The bill, called the Identity Information Protection Act of 2006, would have mandated basic protections against the abuse of RFID data with technologies such as encryption. It also would have made skimming, or the reading of RFID data without consent, a crime.
The bill, approved by the state's legislature in August, could have made California the first state in the nation to create a privacy framework for official RFID use. A variety of advocacy groups, ranging from the American Civil Liberties Union of Southern California to the Gun Owners of California, had backed the bill.
Schwarzenegger said he vetoed the law because he considered it "premature." He noted that the federal government, under the Real ID Act mandating national standards for identification cards such as drivers' licenses, has yet to release its own standards for security. with that in mind, Schwarzenegger said he didn't want California to create a set of requirements that would contradict the upcoming federal ones.

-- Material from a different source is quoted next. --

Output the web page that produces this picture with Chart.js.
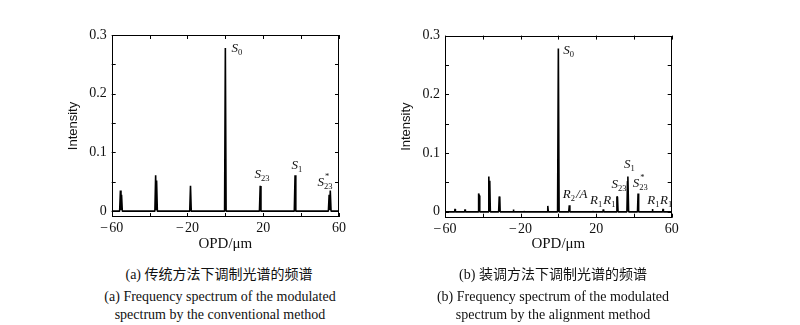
<!DOCTYPE html>
<html>
<head>
<meta charset="utf-8">
<script src="https://cdn.jsdelivr.net/npm/chart.js@4/dist/chart.umd.min.js"></script>
<style>
body { margin: 0; background: #fff; width: 800px; height: 325px; position: relative; overflow: hidden; }
.panel { position: absolute; top: 0; height: 260px; }
.cap { position: absolute; font-family: "Liberation Serif", "Noto Sans CJK SC", serif; color: #111;
       white-space: nowrap; transform: translateX(-50%); line-height: 18px; text-align: center; }
</style>
</head>
<body>
<div class="panel" style="left:0; width:400px"><canvas id="chartA"></canvas></div>
<div class="panel" style="left:390px; width:410px"><canvas id="chartB"></canvas></div>

<div class="cap" style="left:219px; top:266px; font-size:14px">(a) 传统方法下调制光谱的频谱</div>
<div class="cap" style="left:220px; top:288px; font-size:14px">(a) Frequency spectrum of the modulated<br>spectrum by the conventional method</div>
<div class="cap" style="left:553px; top:266px; font-size:14px">(b) 装调方法下调制光谱的频谱</div>
<div class="cap" style="left:553px; top:288px; font-size:14px">(b) Frequency spectrum of the modulated<br>spectrum by the alignment method</div>

<script>
// axis ticks (all get a tick mark, only some get a number)
const xTicks = [-60, -40, -20, 0, 20, 40, 60];
const xLabels = [-60, -20, 20, 60];
const yTicks = [0, 0.05, 0.1, 0.15, 0.2, 0.25, 0.3];
const yLabels = [0, 0.1, 0.2, 0.3];

// (a) conventional method - spectrum trace
const opdA = [-60, -55.8, -55.4, -55.1, -54.8, -54.4,
  -37.2, -36.8, -36.5, -36.3, -35.9,
  -18.8, -18.4, -18.0,
  -0.4, 0, 0.4,
  18.0, 18.4, 18.8,
  36.4, 36.8, 37.2,
  54.4, 54.8, 55.1, 55.4, 55.8, 60];
const intensityA = [0, 0, 0.035, 0.002, 0.028, 0,
  0, 0.061, 0.003, 0.052, 0,
  0, 0.043, 0,
  0, 0.278, 0,
  0, 0.043, 0,
  0, 0.061, 0,
  0, 0.028, 0.002, 0.035, 0, 0];

// (b) alignment method
const opdB = [-60, -54.9, -54.7, -54.5, -49.6, -49.4, -49.2,
  -42.4, -42.2, -41.9, -41.6,
  -37.1, -36.8, -36.5, -36.3, -36.0,
  -31.6, -31.3, -31.0, -30.8,
  -24.0, -23.8, -23.6, -18.4, -18.2, -18.0,
  -5.9, -5.6, -5.3,
  -0.4, 0, 0.4,
  5.5, 5.8, 6.1,
  18.0, 18.2, 18.4, 23.6, 23.8, 24.0,
  30.8, 31.0, 31.3, 31.6,
  36.3, 36.6, 36.8, 37.2,
  41.9, 42.2, 42.5,
  49.6, 49.8, 50.0, 55.2, 55.4, 55.6, 60];
const intensityB = [0, 0, 0.005, 0, 0, 0.004, 0,
  0, 0.031, 0.028, 0,
  0, 0.060, 0.004, 0.053, 0,
  0, 0.026, 0.024, 0,
  0, 0.004, 0, 0, 0.0015, 0,
  0, 0.010, 0,
  0, 0.278, 0,
  0, 0.011, 0,
  0, 0.0015, 0, 0, 0.004, 0,
  0, 0.026, 0.025, 0,
  0, 0.052, 0.060, 0,
  0, 0.031, 0,
  0, 0.005, 0, 0, 0.005, 0, 0];

// peak annotations: x,y = left/baseline of the letter in data units
const peakLabelsA = [
  { x: 3.3, y: 0.271, main: 'S', sub: '0' },
  { x: 15.4, y: 0.056, main: 'S', sub: '23' },
  { x: 34.9, y: 0.072, main: 'S', sub: '1' },
  { x: 48.6, y: 0.043, main: 'S', sub: '23', sup: '*' }
];
const peakLabelsB = [
  { x: 2.6, y: 0.269, main: 'S', sub: '0' },
  { x: 2.3, y: 0.023, main: 'R', sub: '2', tail: '/A' },
  { x: 16.8, y: 0.0127, main: 'R', sub: '1' },
  { x: 23.8, y: 0.0127, main: 'R', sub: '1' },
  { x: 28.2, y: 0.041, main: 'S', sub: '23' },
  { x: 34.8, y: 0.074, main: 'S', sub: '1' },
  { x: 39.4, y: 0.043, main: 'S', sub: '23', sup: '*' },
  { x: 47.1, y: 0.0127, main: 'R', sub: '1' },
  { x: 53.8, y: 0.0127, main: 'R', sub: '1' }
];

const SERIF = '"Liberation Serif", "Times New Roman", serif';

// box frame, inward tick marks and peak names
const framePlugin = {
  id: 'frame',
  afterDraw(chart, args, opts) {
    const {ctx, chartArea: a, scales: {x, y}} = chart;
    ctx.save();
    ctx.strokeStyle = '#000';
    ctx.lineWidth = 1;
    ctx.strokeRect(Math.round(a.left) + 0.5, Math.round(a.top) + 0.5,
      Math.round(a.width) - 1, Math.round(a.height) - 1);
    ctx.beginPath();
    xTicks.forEach(v => {
      const px = Math.round(x.getPixelForValue(v)) + 0.5;
      ctx.moveTo(px, a.bottom); ctx.lineTo(px, a.bottom - 4);
      ctx.moveTo(px, a.top); ctx.lineTo(px, a.top + 4);
    });
    yTicks.forEach(v => {
      const py = Math.round(y.getPixelForValue(v)) + 0.5;
      ctx.moveTo(a.left, py); ctx.lineTo(a.left + 4, py);
      ctx.moveTo(a.right, py); ctx.lineTo(a.right - 4, py);
    });
    ctx.stroke();

    ctx.fillStyle = '#111';
    ctx.textBaseline = 'alphabetic';
    ctx.textAlign = 'left';
    (opts.items || []).forEach(it => {
      let px = x.getPixelForValue(it.x);
      const py = y.getPixelForValue(it.y);
      ctx.font = 'italic 13px ' + SERIF;
      ctx.fillText(it.main, px, py);
      px += ctx.measureText(it.main).width;
      ctx.font = '8.5px ' + SERIF;
      ctx.fillText(it.sub, px, py + 3);
      const w = ctx.measureText(it.sub).width;
      if (it.sup) ctx.fillText(it.sup, px + 1, py - 7);
      px += w;
      if (it.tail) {
        ctx.font = 'italic 13px ' + SERIF;
        ctx.fillText(it.tail, px + 1, py);
      }
    });
    ctx.restore();
  }
};

function fmtX(v) {
  if (!xLabels.includes(v)) return '';
  return v < 0 ? '\u2212\u200a' + Math.abs(v) : String(v);
}
function fmtY(v) {
  if (!yLabels.some(l => Math.abs(l - v) < 1e-9)) return '';
  return v === 0 ? '0' : v.toFixed(1);
}

function buildChart(id, xs, ys, items, geo) {
  const pts = xs.map((v, i) => ({x: v, y: ys[i]}));
  return new Chart(document.getElementById(id), {
    type: 'scatter',
    data: {
      datasets: [{
        data: pts,
        showLine: true,
        borderColor: '#000',
        borderWidth: 1.6,
        borderJoinStyle: 'bevel',
        pointRadius: 0,
        tension: 0
      }]
    },
    options: {
      responsive: true,
      maintainAspectRatio: false,
      animation: false,
      events: [],
      layout: {padding: {left: geo.padLeft, right: geo.padRight, top: geo.top, bottom: 0}},
      plugins: {legend: {display: false}, tooltip: {enabled: false}, frame: {items: items}},
      scales: {
        x: {
          type: 'linear', min: -60, max: 60,
          afterBuildTicks: s => { s.ticks = xTicks.map(v => ({value: v})); },
          afterFit: s => { s.height = 260 - geo.bottom; },
          grid: {display: false, drawTicks: false},
          border: {display: false},
          ticks: {autoSkip: false, maxRotation: 0, padding: 3, color: '#111',
                  font: {family: SERIF, size: 14}, callback: fmtX},
          title: {display: true, text: 'OPD/\u03bcm', color: '#111',
                  font: {family: SERIF, size: 15}, padding: {top: 0, bottom: 7}}
        },
        y: {
          type: 'linear', min: -0.01, max: 0.3,
          afterBuildTicks: s => { s.ticks = yTicks.map(v => ({value: v})); },
          afterFit: s => { s.width = geo.yWidth; },
          grid: {display: false, drawTicks: false},
          border: {display: false},
          ticks: {autoSkip: false, padding: 5, color: '#111',
                  font: {family: SERIF, size: 14}, callback: fmtY},
          title: {display: true, text: 'Intensity', color: '#111',
                  font: {family: '"Liberation Sans", Arial, sans-serif', size: 13}, padding: {top: 4, bottom: 0}}
        }
      }
    },
    plugins: [framePlugin]
  });
}

buildChart('chartA', opdA, intensityA, peakLabelsA,
  {padLeft: 62, yWidth: 49.7, padRight: 61, top: 35, bottom: 217});
buildChart('chartB', opdB, intensityB, peakLabelsB,
  {padLeft: 5, yWidth: 50, padRight: 128.3, top: 35.6, bottom: 217.7});
</script>
</body>
</html>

"In addition, this bill may inhibit various state agencies from procuring technology that could enhance and streamline operations, reduce expenses and improve customer service to the public and may unnecessarily restrict state agencies," he said.
Despite Schwarzenegger's veto, the bill's sponsor, state Sen. Joe Simitian, vowed to reintroduce the measure in the next session of the legislature. "Do we really want state and local governments requiring members of the public to carry identification documents that broadcast their personal information without their knowledge or consent?" said the Palo Alto-based Democrat in a statement. "I think most Californians will be skeptical of such a notion, and understandably so."
Simitian called RFID chips a "rapidly proliferating technology."